Chicago (AP) -- The judge in Dennis Hastert's hush-money case says that if the former U.S. House speaker wants letters of support considered during his sentencing, they must be made public.
Hastert is to be sentenced April 27 after pleading guilty last year to breaking federal banking laws.
Prosecutors say Hastert sought to pay $3.5 million to a man to keep him from divulging sexual abuse that occurred while Hastert taught high school and coached wrestling from 1965 to 1981 in Yorkville, Illinois. After first telling the FBI he withdrew large sums of money because he didn't trust banks, Hastert later told investigators he was the target of a bogus sexual abuse claim, prosecutors allege.
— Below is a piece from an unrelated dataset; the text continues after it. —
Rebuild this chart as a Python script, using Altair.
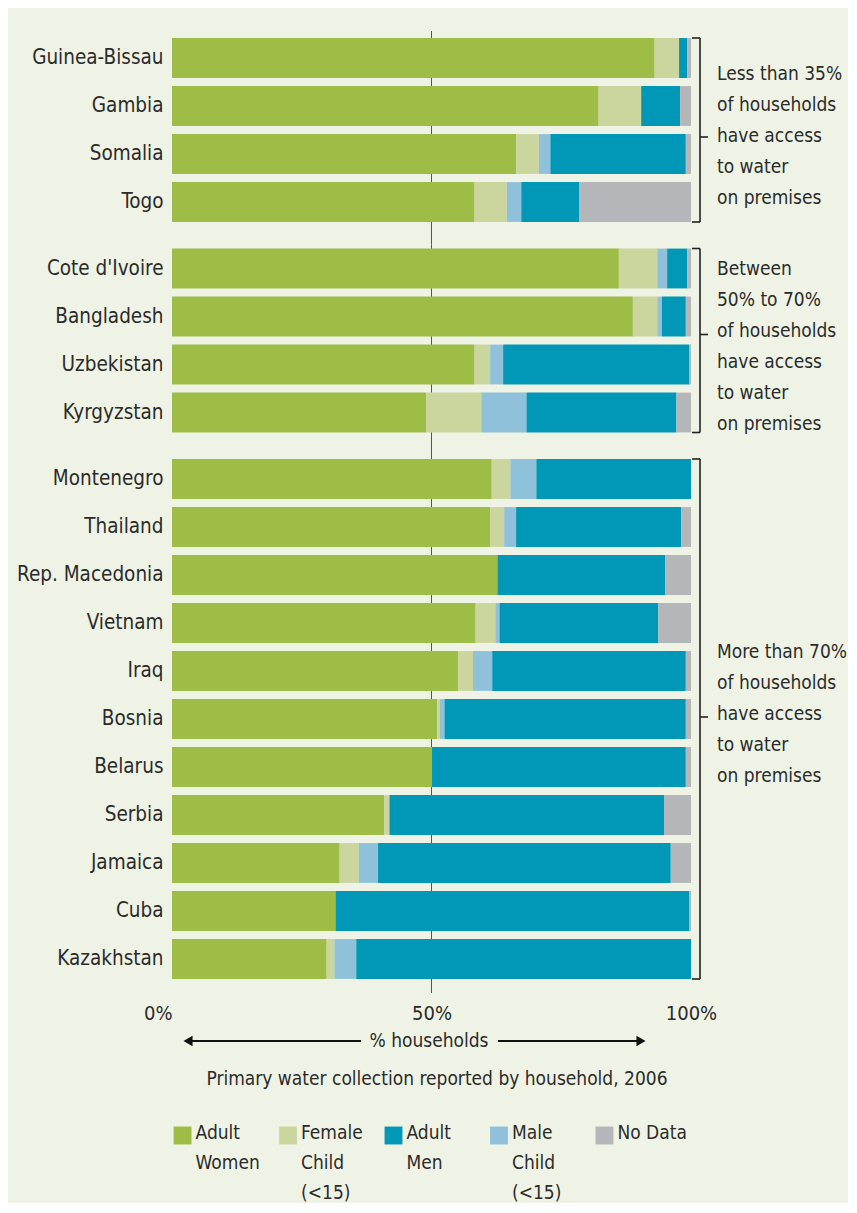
import altair as alt
import pandas as pd

# ---------------- data ----------------
countries = ["Guinea-Bissau", "Gambia", "Somalia", "Togo",
             "Cote d'Ivoire", "Bangladesh", "Uzbekistan", "Kyrgyzstan",
             "Montenegro", "Thailand", "Rep. Macedonia", "Vietnam", "Iraq",
             "Bosnia", "Belarus", "Serbia", "Jamaica", "Cuba", "Kazakhstan"]
adult_women = [93.0, 82.2, 66.3, 58.3, 86.1, 88.8, 58.3, 49.0, 61.6, 61.3,
               62.7, 58.5, 55.1, 51.1, 50.1, 40.9, 32.3, 31.5, 29.8]
female_child = [4.7, 8.2, 4.4, 6.2, 7.4, 4.7, 3.0, 10.6, 3.6, 2.7,
                0.0, 3.8, 2.9, 0.5, 0.0, 1.0, 3.7, 0.0, 1.5]
male_child = [0.0, 0.0, 2.2, 2.8, 1.9, 0.9, 2.5, 8.7, 5.0, 2.3,
              0.0, 0.8, 3.7, 0.9, 0.0, 0.0, 3.7, 0.0, 4.2]
adult_men = [1.6, 7.5, 26.1, 11.2, 3.9, 4.6, 35.9, 28.9, 29.8, 31.8,
             32.3, 30.6, 37.3, 46.5, 48.9, 52.9, 56.4, 68.2, 64.5]
no_data = [0.7, 2.1, 1.0, 21.5, 0.7, 1.0, 0.3, 2.8, 0.0, 1.9,
           5.0, 6.3, 1.0, 1.0, 1.0, 5.2, 3.9, 0.3, 0.0]

group_sizes = [4, 4, 11]
group_notes = [
    "Less than 35%\nof households\nhave access\nto water\non premises",
    "Between\n50% to 70%\nof households\nhave access\nto water\non premises",
    "More than 70%\nof households\nhave access\nto water\non premises",
]

stack_order = ["Adult Women", "Female Child (<15)", "Male Child (<15)",
               "Adult Men", "No Data"]
legend_order = ["Adult Women", "Female Child (<15)", "Adult Men",
                "Male Child (<15)", "No Data"]
legend_labels = ["Adult\nWomen", "Female\nChild\n(<15)", "Adult\nMen",
                 "Male\nChild\n(<15)", "No Data"]
palette = ["#9ebd47", "#cad69e", "#0098b6", "#8fc2da", "#b5b6b9"]

tick_values = [0, 50, 100]
x_title = "% households"
chart_title = "Primary water collection reported by household, 2006"

# ---------------- styling ----------------
FONT = "DejaVu Sans Condensed, sans-serif"
TXT = "#2b2b2b"
BG = "#eff3e5"
W = 519
STEP = 48
GAP = 18.5

series = [adult_women, female_child, male_child, adult_men, no_data]
rows = []
for ci, c in enumerate(countries):
    for si, s in enumerate(stack_order):
        rows.append({"country": c, "category": s, "value": series[si][ci], "order": si})
long_df = pd.DataFrame(rows)

cscale = alt.Scale(domain=legend_order, range=palette)
xscale = alt.Scale(domain=[0, 100], nice=False, zero=True)
dummy = pd.DataFrame({"k": [0]})


def panel(names, note, note_y, tick_y, first=False, last=False):
    h = len(names) * STEP
    sub = long_df[long_df["country"].isin(names)]
    if last:
        xaxis = alt.Axis(values=tick_values, labelExpr="datum.value + '%'",
                         domain=False, ticks=False, grid=False, title=None,
                         labelFontSize=20, labelFont=FONT, labelColor=TXT,
                         labelPadding=20, labelFlush=False,
                         labelAlign={"condition": {"test": "datum.value == 0", "value": "right"},
                                     "value": "center"})
    else:
        xaxis = None

    rule50 = alt.Chart(pd.DataFrame({"v": [50]})).mark_rule(
        color="#555555", strokeWidth=1).encode(
        x=alt.X("v:Q", scale=xscale, axis=xaxis),
        y=alt.value(-3 if first else 0),
        y2=alt.value(h + (10 if last else GAP)))

    bars = alt.Chart(sub).mark_bar().encode(
        x=alt.X("value:Q", stack="zero", scale=xscale, axis=xaxis),
        y=alt.Y("country:N", sort=names,
                scale=alt.Scale(paddingInner=0.17, paddingOuter=0.085),
                axis=alt.Axis(title=None, domain=False, ticks=False,
                              labelFontSize=20.5, labelFont=FONT, labelColor=TXT,
                              labelPadding=9, labelLimit=300)),
        color=alt.Color("category:N", scale=cscale, legend=None),
        order=alt.Order("order:Q", sort="ascending"),
    )

    bk = dict(color="#222222", strokeWidth=1.6)
    br_v = alt.Chart(dummy).mark_rule(**bk).encode(
        x=alt.value(W + 9), y=alt.value(4), y2=alt.value(h - 4))
    br_t = alt.Chart(dummy).mark_rule(**bk).encode(
        x=alt.value(W + 1), x2=alt.value(W + 9), y=alt.value(4))
    br_b = alt.Chart(dummy).mark_rule(**bk).encode(
        x=alt.value(W + 1), x2=alt.value(W + 9), y=alt.value(h - 4))
    br_m = alt.Chart(dummy).mark_rule(**bk).encode(
        x=alt.value(W + 9), x2=alt.value(W + 17), y=alt.value(tick_y))

    txt = alt.Chart(pd.DataFrame({"t": [note]})).mark_text(
        align="left", baseline="top", lineBreak="\n", fontSize=19,
        lineHeight=31, font=FONT, color=TXT).encode(
        text="t:N", x=alt.value(W + 26), y=alt.value(note_y))

    layers = [rule50, bars, br_v, br_t, br_b, br_m, txt]

    if last:
        ft = dict(font=FONT, color=TXT, fontSize=19)
        lab = alt.Chart(pd.DataFrame({"t": [x_title]})).mark_text(
            baseline="middle", **ft).encode(
            text="t:N", x=alt.value(257), y=alt.value(h + 58))
        arrow = dict(color="#111111", strokeWidth=2)
        a1 = alt.Chart(dummy).mark_rule(**arrow).encode(
            x=alt.value(18), x2=alt.value(189), y=alt.value(h + 58))
        a2 = alt.Chart(dummy).mark_rule(**arrow).encode(
            x=alt.value(326), x2=alt.value(466), y=alt.value(h + 58))
        t1 = alt.Chart(dummy).mark_point(shape="triangle-left", filled=True,
                                         size=110, color="#111111", opacity=1).encode(
            x=alt.value(16), y=alt.value(h + 58))
        t2 = alt.Chart(dummy).mark_point(shape="triangle-right", filled=True,
                                         size=110, color="#111111", opacity=1).encode(
            x=alt.value(469), y=alt.value(h + 58))
        ttl = alt.Chart(pd.DataFrame({"t": [chart_title]})).mark_text(
            baseline="middle", **ft).encode(
            text="t:N", x=alt.value(265), y=alt.value(h + 96))
        layers += [lab, a1, a2, t1, t2, ttl]

    return alt.layer(*layers).properties(width=W, height=h)


panels = []
start = 0
note_ys = [31, 15, 188]
tick_ys = [103, 90, 262]
for gi, n in enumerate(group_sizes):
    names = countries[start:start + n]
    panels.append(panel(names, group_notes[gi], note_ys[gi], tick_ys[gi],
                        first=(gi == 0), last=(gi == len(group_sizes) - 1)))
    start += n

leg_df = pd.DataFrame({"category": legend_order, "label": legend_labels})
leg_x = alt.X("category:N", sort=legend_order,
              scale=alt.Scale(type="point", padding=0.1), axis=None)
leg_sq = alt.Chart(leg_df).mark_square(size=320, opacity=1).encode(
    x=leg_x, y=alt.value(134),
    color=alt.Color("category:N", scale=cscale, legend=None))
leg_tx = alt.Chart(leg_df).mark_text(
    align="left", baseline="top", lineBreak="\n", dx=13, fontSize=19,
    lineHeight=30, font=FONT, color=TXT).encode(
    x=leg_x, y=alt.value(122), text="label:N")
legend = alt.layer(leg_sq, leg_tx).properties(width=443, height=170)

chart = alt.vconcat(*panels, legend, spacing=GAP, bounds="flush").properties(
    background=BG,
    padding={"left": 8, "top": 22, "right": 0, "bottom": 0},
).configure_view(stroke=None).configure_axis(labelFont=FONT)

chart.save("out.html", embed_options={"renderer": "svg", "actions": False})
U.S. District Judge Thomas M. Durkin said in a Thursday filing that the court won't consider 60 letters of support for Hastert unless they are publicly filed. The letters were attached to a previous, sealed filing, which conceals the identities of individuals making a case for leniency on behalf of Hastert.
"Usually letters attesting to a defendant's character are part of the public record," the judge's filing said. "If the defendant wants the court to consider any of these letters ... the defendant must publicly file the letters."
Hastert's attorneys said Friday that they had no comment.
Prosecutors say Hastert abused at least four boys while he taught and coached at Yorkville High School.
They have not asked for a specific sentence for the 74 -year-old Republican, whose attorneys have requested probation. Durkin could impose the maximum penalty of five years in prison.